Nella giornata di ieri il differenziale di rendimento a 10 anni tra Treasury e Bund è sceso in area 100 punti base o 1%, mai così basso dai primi mesi del 2014, cioè da 6 anni a questa parte. In particolare, il rendimento decennale tedesco si è aggirato sul -0,42% e quello americano sullo 0,59%. All’inizio dell’anno, lo spread tra i due bond superava i 200 bp, risultando doppio rispetto ai livelli attuali. Da allora, ad essere variati sono stati essenzialmente i titoli del debito USA, mentre quelli della Germania si sono mossi in un range molto più ristretto, essendo partiti da livelli di rendimento negativi.
BTp al collasso, è fuga verso Bund e Treasury
Dunque, il restringimento dello spread Treasury-Bund è più una storia americana che non tedesca. Il crollo atteso del pil USA nel primo e, soprattutto, nel secondo trimestre, a causa del “lockdwon” deciso dalle autorità statali per affrontare l’emergenza Coronavirus, ha mutato le aspettative del mercato. Fino a febbraio, l’economia americana era attesa in crescita e lontana dalla recessione, mentre le difficoltà della Germania erano ben note da oltre un anno. Adesso, è corsa al dollaro per rifugiarsi nella valuta di riserva mondiale. E quale migliore asset dei Treasuries, che oltre ad essere facilmente e immediatamente liquidabili, sostanzialmente equivalendo al cash, offrono pure un rendimento ancora nettamente superiore a quasi tutti i bond in euro?

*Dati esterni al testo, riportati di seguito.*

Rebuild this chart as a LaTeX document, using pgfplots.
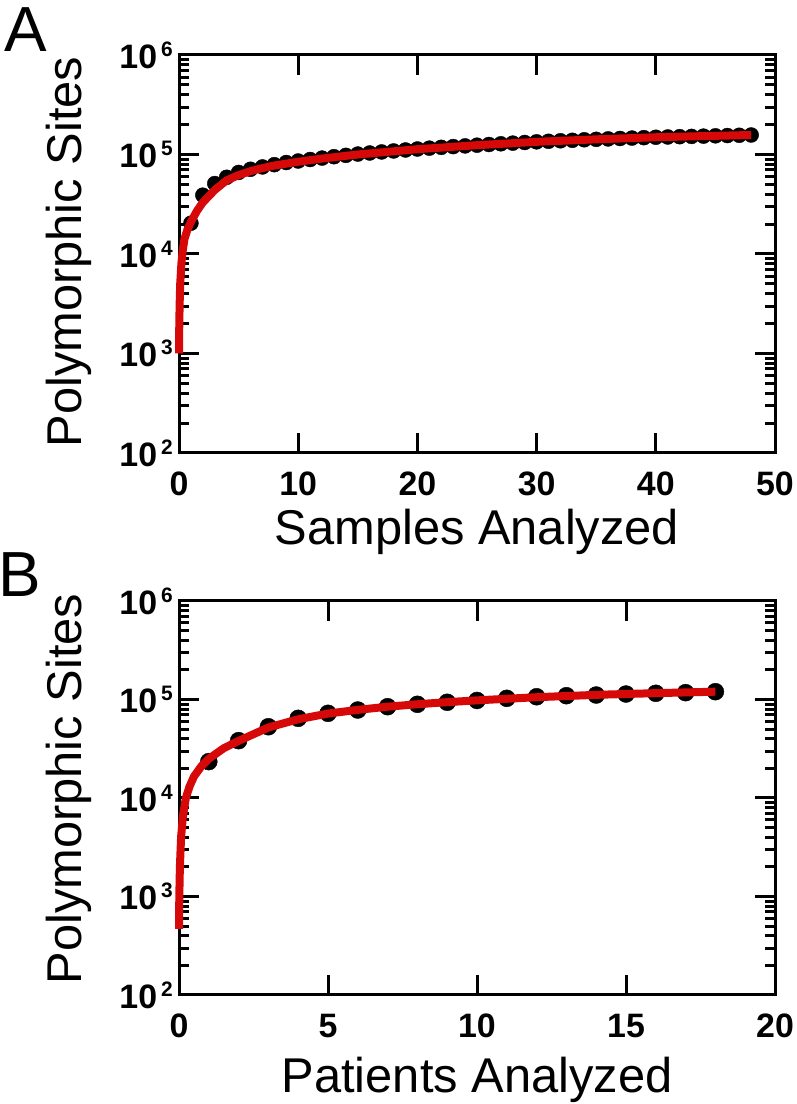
\documentclass[border=0pt]{standalone}
\usepackage{fontspec}
\setmainfont{Liberation Sans}
\usepackage{pgfplots}
\pgfplotsset{compat=1.18}
\definecolor{fitred}{RGB}{214,8,8}
\newcommand{\pw}[1]{10\kern4bp\raisebox{12bp}{\fontsize{21}{21}\selectfont #1}}
\pgfplotsset{
  myaxis/.style={
    scale only axis, width=596bp,
    ymin=100, ymax=1000000,
    ytick={100,1000,10000,100000,1000000},
    yticklabels={\pw{2},\pw{3},\pw{4},\pw{5},\pw{6}},
    minor ytick={200,300,400,500,600,700,800,900,2000,3000,4000,5000,6000,7000,8000,9000,20000,30000,40000,50000,60000,70000,80000,90000,200000,300000,400000,500000,600000,700000,800000,900000},
    axis line style={line width=3bp},
    tick style={line width=3bp, black},
    major tick length=20bp, minor tick length=10bp,
    tick label style={font=\fontsize{34}{34}\selectfont\bfseries},
    yticklabel style={anchor=east, inner sep=0pt, xshift=-6bp},
    xticklabel style={anchor=north, inner sep=0pt, yshift=-19bp},
    clip=false, clip marker paths=true,
  }
}
\begin{document}
\begin{tikzpicture}
\path[use as bounding box] (0,0) rectangle (797bp,1104bp);
% Panel A
\begin{axis}[ymode=log, myaxis, height=398bp, at={(179bp,651bp)}, anchor=south west,
  xmin=0, xmax=50, xtick={0,10,20,30,40,50}, xticklabels={0,10,20,30,40,50}]
\addplot[only marks, mark=*, mark size=7.5bp, black, mark options={fill=black}] coordinates {
(1,20400)(2,39000)(3,51000)(4,59000)(5,66000)(6,71000)(7,75000)(8,79000)(9,83000)(10,86000)
(11,89000)(12,92000)(13,95000)(14,98000)(15,101000)(16,103500)(17,106000)(18,108500)(19,111000)(20,113500)
(21,115800)(22,118000)(23,120000)(24,122000)(25,124000)(26,126000)(27,128000)(28,130000)(29,132000)(30,134000)
(31,135700)(32,137300)(33,138900)(34,140500)(35,142000)(36,143400)(37,144800)(38,146200)(39,147600)(40,149000)
(41,150000)(42,151000)(43,152000)(44,153000)(45,154000)(46,155000)(47,156000)(48,157000)
};
\addplot[fitred, line width=8bp, line join=round] coordinates {
(0,1000)(0.02,1800)(0.05,3000)(0.1,5000)(0.2,8000)(0.3,10500)(0.45,14000)(0.7,17500)(1,21000)
(1.5,27000)(2,33000)(3,44000)(4,55000)(5,62000)(6,68000)(7,73000)(8,77500)(10,84500)(12,91000)(15,100000)
(20,113000)(25,124000)(30,134000)(35,142000)(40,149000)(45,154000)(48,157000)
};
\end{axis}
% Panel B
\begin{axis}[ymode=log, myaxis, height=394bp, at={(179bp,109bp)}, anchor=south west,
  xmin=0, xmax=20, xtick={0,5,10,15,20}, xticklabels={0,5,10,15,20}]
\addplot[only marks, mark=*, mark size=8.5bp, black, mark options={fill=black}] coordinates {
(1,23400)(2,38200)(3,52900)(4,64400)(5,72400)(6,78200)(7,84500)(8,89400)(9,93700)(10,97800)
(11,102800)(12,106600)(13,109300)(14,111000)(15,113700)(16,115600)(17,117300)(18,120000)
};
\addplot[fitred, line width=8bp, line join=round] coordinates {
(0,470)(0.01,1000)(0.03,2000)(0.07,4000)(0.13,6500)(0.23,10000)(0.35,13000)(0.5,16500)(0.75,21000)
(1,25000)(1.5,32000)(2,38000)(3,52000)(4,63000)(5,72000)(6,78500)(7,84500)(8,89500)(9,94000)
(10,98000)(12,105500)(14,111500)(16,116000)(18,120000)
};
\end{axis}
\node[font=\fontsize{64}{64}\selectfont, anchor=base west, inner sep=0pt] at (4bp,1052bp) {A};
\node[font=\fontsize{64}{64}\selectfont, anchor=base west, inner sep=0pt] at (-2bp,507bp) {B};
\node[font=\fontsize{49}{49}\selectfont, anchor=base, inner sep=0pt] at (477bp,559bp) {Samples Analyzed};
\node[font=\fontsize{49}{49}\selectfont, anchor=base, inner sep=0pt] at (477bp,12bp) {Patients Analyzed};
\node[font=\fontsize{49}{49}\selectfont, anchor=base, rotate=90, inner sep=0pt] at (81bp,852bp) {Polymorphic Sites};
\node[font=\fontsize{49}{49}\selectfont, anchor=base, rotate=90, inner sep=0pt] at (81bp,315bp) {Polymorphic Sites};
\end{tikzpicture}
\end{document}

Riflessi sul cambio euro-dollaro
E lo spread Treasury-Bund per chi ci segue su Investire Oggi sa che sia un indicatore delle aspettative del mercato sul cambio euro-dollaro. Se gli investitori acquistano titoli del Tesoro americano all’1% in più di rendimento rispetto ai titoli del debito tedesco, significa che ritengono i due rendimenti effettivi alla scadenza equivalenti, una volta tenuto conto del cambio euro-dollaro tra 10 anni.
Questo indebolimento delle prospettive a lungo termine per la moneta unica incorpora una valutazione molto più negativa sull’andamento economico dell’Eurozona. Si tenga presente, ad esempio, che prima della crisi finanziaria mondiale del 2008, il cambio euro-dollaro puntava a 1,60 e che ancora sostava a poco meno di 1,40 nella primavera del 2014, subito prima che la BCE di Mario Draghi si mostrasse più accomodante. Dunque, la “normalizzazione” del cambio starebbe allontanandosi, anziché avvicinandosi, pur scontando le criticità presenti anche dell’economia americana. E ciò è dovuto in considerazione del fatto che la politica monetaria nell’unione monetaria venga attesa ben più espansiva e per un periodo più lungo di quanto già previsto fino al recente passato, perché evidentemente l’area avrebbe bisogno di tassi bassi e interventi straordinari anche per i prossimi anni, a causa della sua economia complessivamente in affanno.